= Xu Heng =

Chinese Confucianist and educator (1209–1281)

Xu Heng (; 1209–1281), courtesy name Zhongping (仲平), posthumous name Duke Wenzheng of Wei (魏文正公), was a Confucianist and educator of the Yuan dynasty of China.

Xu Heng was born in present-day Xinyang of Henan Province, which was then governed by the Jin dynasty. At the age of 16, he studied Confucian Classics and became enamoured of it. In early 1230s, when the Jin dynasty was annihilated by the Mongols, he was captured, but soon freed. He then became a famous educator in Confucianism.
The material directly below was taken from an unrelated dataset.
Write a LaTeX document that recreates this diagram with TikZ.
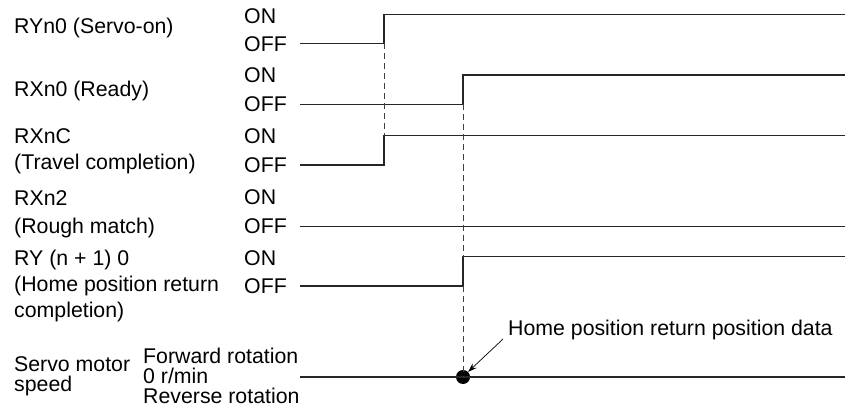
\documentclass[tikz,border=0pt]{standalone}
\usepackage{fontspec}
\setmainfont{Liberation Sans}
\usetikzlibrary{arrows.meta}
\begin{document}
\begin{tikzpicture}[x=1pt,y=-1pt,
  lbl/.style={anchor=base west,inner sep=0pt,font=\fontsize{21.3}{24}\selectfont},
  sig/.style={line width=1.1pt,color=black!85},
  guide/.style={line width=0.9pt,color=black!75,dash pattern=on 6pt off 4pt},
  pointer/.style={line width=0.7pt,-{Stealth[length=9pt,width=6pt]}}]
\useasboundingbox (0,0) rectangle (846,409);
% left labels
\node[lbl] (l1) at (14,33.5) {RYn0 (Servo-on)};
\node[lbl] (l2) at (14,97) {RXn0 (Ready)};
\node[lbl] (l3a) at (14,143) {RXnC};
\node[lbl] (l3b) at (14,170) {(Travel completion)};
\node[lbl] (l4a) at (14,205) {RXn2};
\node[lbl] (l4b) at (14,233) {(Rough match)};
\node[lbl] (l5a) at (14,265) {RY (n + 1) 0};
\node[lbl] (l5b) at (14,291) {(Home position return};
\node[lbl] (l5c) at (14,317) {completion)};
\node[lbl] (l6a) at (14,371) {Servo motor};
\node[lbl] (l6b) at (14,391) {speed};
% level labels
\node[lbl] (on1) at (244,23.5) {ON};
\node[lbl] (off1) at (244,52) {OFF};
\node[lbl] (on2) at (244,83) {ON};
\node[lbl] (off2) at (244,112) {OFF};
\node[lbl] (on3) at (244,143.5) {ON};
\node[lbl] (off3) at (244,172) {OFF};
\node[lbl] (on4) at (244,204.5) {ON};
\node[lbl] (off4) at (244,233.5) {OFF};
\node[lbl] (on5) at (244,265) {ON};
\node[lbl] (off5) at (244,293.5) {OFF};
\node[lbl] (fwd) at (143,363) {Forward rotation};
\node[lbl] (zero) at (143,383) {0 r/min};
\node[lbl] (rev) at (143,403) {Reverse rotation};
\node[lbl] (hp) at (508,335) {Home position return position data};
% waveform points
\coordinate (a0) at (300,43.5);  \coordinate (a1) at (384,43.5);
\coordinate (a2) at (384,14.5);  \coordinate (a3) at (845,14.5);
\coordinate (b0) at (300,104.5); \coordinate (b1) at (463,104.5);
\coordinate (b2) at (463,75);    \coordinate (b3) at (845,75);
\coordinate (c0) at (300,165);   \coordinate (c1) at (384,165);
\coordinate (c2) at (384,135.5); \coordinate (c3) at (845,135.5);
\coordinate (d0) at (300,226.5); \coordinate (d1) at (845,226.5);
\coordinate (e0) at (300,286);   \coordinate (e1) at (463,286);
\coordinate (e2) at (463,256.5); \coordinate (e3) at (845,256.5);
\coordinate (f0) at (300,377);   \coordinate (f1) at (845,377);
\node[circle,fill=black,inner sep=0pt,minimum size=14pt] (dot) at (463,377) {};
\coordinate (ptail) at (503,339);
% signals
\draw[sig] (a0) -- (a1) -- (a2) -- (a3);
\draw[sig] (b0) -- (b1) -- (b2) -- (b3);
\draw[sig] (c0) -- (c1) -- (c2) -- (c3);
\draw[sig] (d0) -- (d1);
\draw[sig] (e0) -- (e1) -- (e2) -- (e3);
\draw[sig] (f0) -- (f1);
% guides
\draw[guide] (a1) -- (c2);
\draw[guide] (b1) -- (e2);
\draw[guide] (e1) -- (dot.center);
% pointer
\draw[pointer] (ptail) -- (dot.north east);
\end{tikzpicture}
\end{document}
After Kublai Khan's enthronement in 1260, Xu Heng, along with many other Confucianists such as Liu Bingzhong and Wang Xun, was invited by Kublai Khan to the court. He resigned next year, but was invited again later by Kublai Khan, and became an official of the Central Secretariat (Zhongshu Sheng). In 1261, Kublai Khan established the National Academy (國子學), with Xu Heng being its first leader (國子祭酒). Xu Heng was then devoted to education, and actively supported the spread of Neo-Confucianism. Later, he helped Guo Shoujing to formulate a new Chinese calendar known as Shoushili (授時曆). In 1280 he resigned and returned home, and died in the next year.